NOTE XVI. (Pages 132, 133.)

(7) This custom of carrying children astride the hip still prevails in Yucatan, as it does in India (" Buddaghosha Parables," translation by H. T. Rogers, R.E.) and other places where we find Maya customs and traditions.

(1) Landa, "Las Cosas de Yucatan" (p. 236): "El primer dia del año desta gente era siempre a xvi dias de nuestro mes de Julio, y primero de su mes de Popp.”

Champollion Figeac, "Egypte " (p. 336): "Or pendant plus de trois mil ans avant l'ère chrétienne et quelques siècles après cette belle étoile (Sirius) s'est levée le même jour fixe en Egypte (parallèle moyen) un peu avant le soleil (lever héliatique) et ce jour a été le 20 Juillet de notre calendrier Julien."

Censorius, "De die Natali,” says that the canicula in Egypt regularly rises on the first of Thoth, that corresponded to the 20th of July, 1322 B.C.

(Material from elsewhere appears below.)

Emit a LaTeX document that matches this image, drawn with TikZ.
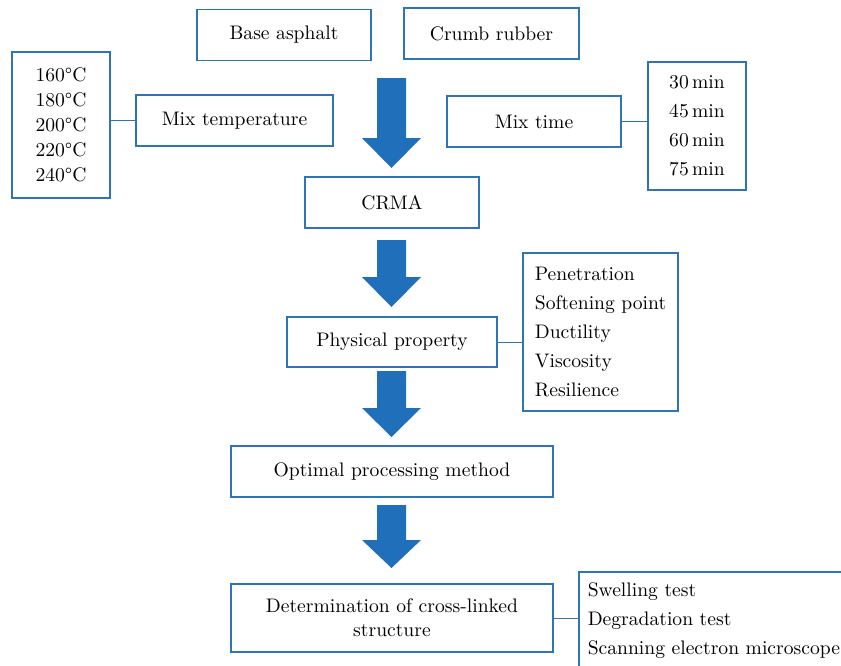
\documentclass[tikz,border=0pt]{standalone}
\usepackage{tikz}
\usetikzlibrary{positioning}
\usepackage{xcolor}
\definecolor{boxblue}{RGB}{46,117,182}
\definecolor{arrblue}{RGB}{32,111,186}

% block arrow: top of shaft, start of head, tip (x fixed at the centre line)
\newcommand{\blockarrow}[3]{%
  \fill[arrblue] (377,#1) -- (406,#1) -- (406,#2) -- (421,#2) -- (391.5,#3)
    -- (362,#2) -- (377,#2) -- cycle;}

\begin{document}
\begin{tikzpicture}[x=0.5pt, y=-0.5pt,
  box/.style={draw=boxblue, line width=0.75pt, fill=white, align=center, inner sep=0pt,
    font=\fontsize{9.8}{12}\selectfont},
  listbox/.style={box, font=\fontsize{9.8}{14.5}\selectfont},
  link/.style={draw=boxblue, line width=0.5pt}
]
  \useasboundingbox (0,0) rectangle (841,665);
  \clip (0,0) rectangle (841,665);

  \node[box, minimum width=87pt, minimum height=25.5pt] (base) at (284,35) {Base asphalt};
  \node[box, minimum width=87.5pt, minimum height=25.5pt] (crumb) at (491.5,33.5) {Crumb rubber};
  \node[box, minimum width=49pt, minimum height=73pt, font=\fontsize{9.8}{12.5}\selectfont] (temps) at (61,125)
    {160\textdegree C\\180\textdegree C\\200\textdegree C\\220\textdegree C\\240\textdegree C};
  \node[box, minimum width=98.5pt, minimum height=25.5pt] (mixtemp) at (234.5,120.5) {Mix temperature};
  \node[box, minimum width=87pt, minimum height=25.5pt] (mixtime) at (534,121.5) {Mix time};
  \node[listbox, minimum width=49pt, minimum height=64pt] (times) at (697,126)
    {30\,min\\45\,min\\60\,min\\75\,min};
  \node[box, minimum width=87pt, minimum height=25.5pt] (crma) at (392,202.5) {CRMA};
  \node[box, minimum width=105pt, minimum height=25pt] (phys) at (392,342) {Physical property};
  \node[listbox, align=left, minimum width=77.5pt, minimum height=79pt] (props) at (600.5,332)
    {Penetration\\Softening point\\Ductility\\Viscosity\\Resilience};
  \node[box, minimum width=161pt, minimum height=25.5pt] (optimal) at (392,471.5) {Optimal processing method};
  \node[box, minimum width=161pt, minimum height=34pt] (determ) at (392,618)
    {Determination of cross-linked\\structure};
  \node[listbox, anchor=north west, align=left, text width=170pt, inner xsep=4.5pt, inner ysep=5.5pt] (tests) at (578,571)
    {Swelling test\\Degradation test\\Scanning electron microscope};

  % side links
  \draw[link] (mixtemp.west) -- (mixtemp.west -| temps.east);
  \draw[link] (mixtime.east) -- (mixtime.east -| times.west);
  \draw[link] (phys.east) -- (phys.east -| props.west);
  \draw[link] (determ.east) -- (determ.east -| tests.west);

  % main flow
  \blockarrow{78}{138}{168}
  \blockarrow{240}{277}{307}
  \blockarrow{371}{408}{437}
  \blockarrow{505}{540}{568}
\end{tikzpicture}
\end{document}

Porphyry says "that the first day of the month Thoth and of the year are fixed in Egypt by the rising of Sothis, or Dogstar."

NOTE XVII. (Page 124.)

(2) During the reconstruction of the temple of Jerusalem, under the reign of Josiah, on a certain morning the High Priest Hilkiah, in the year 621 B.C., told Shapham, a scribe, that he had found the Book of the Law in the house of the Lord. Shapham took the book and presented it to the king, who named a committee to go and consult the prophetess Huldah regarding the genuineness of the book. She, wise woman that she was, not wishing to make an enemy of Hilkiah, gave an evasive answer, that, however, satisfied the king, who, it seems, was not of a very critical turn of mind. The prevalent opinion at the beginning of the Christian era, regarding the authorship of the Pentateuch, was that Moses never wrote the book. (Clementine, Homily, II., §51; Homily, VIII., § 42.)

NOTE XVIII. (Page 127.)

(1) Henry Grose,

Voyage in the East Indies" (chap. vii., p. 95): "Elephanta Island, near Bombay, contains cave temples so old that there is no tradition as to who made them. There are paintings round the cornices that, for the beauty and freshness of the coloring, not any particularity in the design, call the attention; which must have lasted for some thousands of years, on supposing it, as there is all reason to suppose it, contemporary with the building."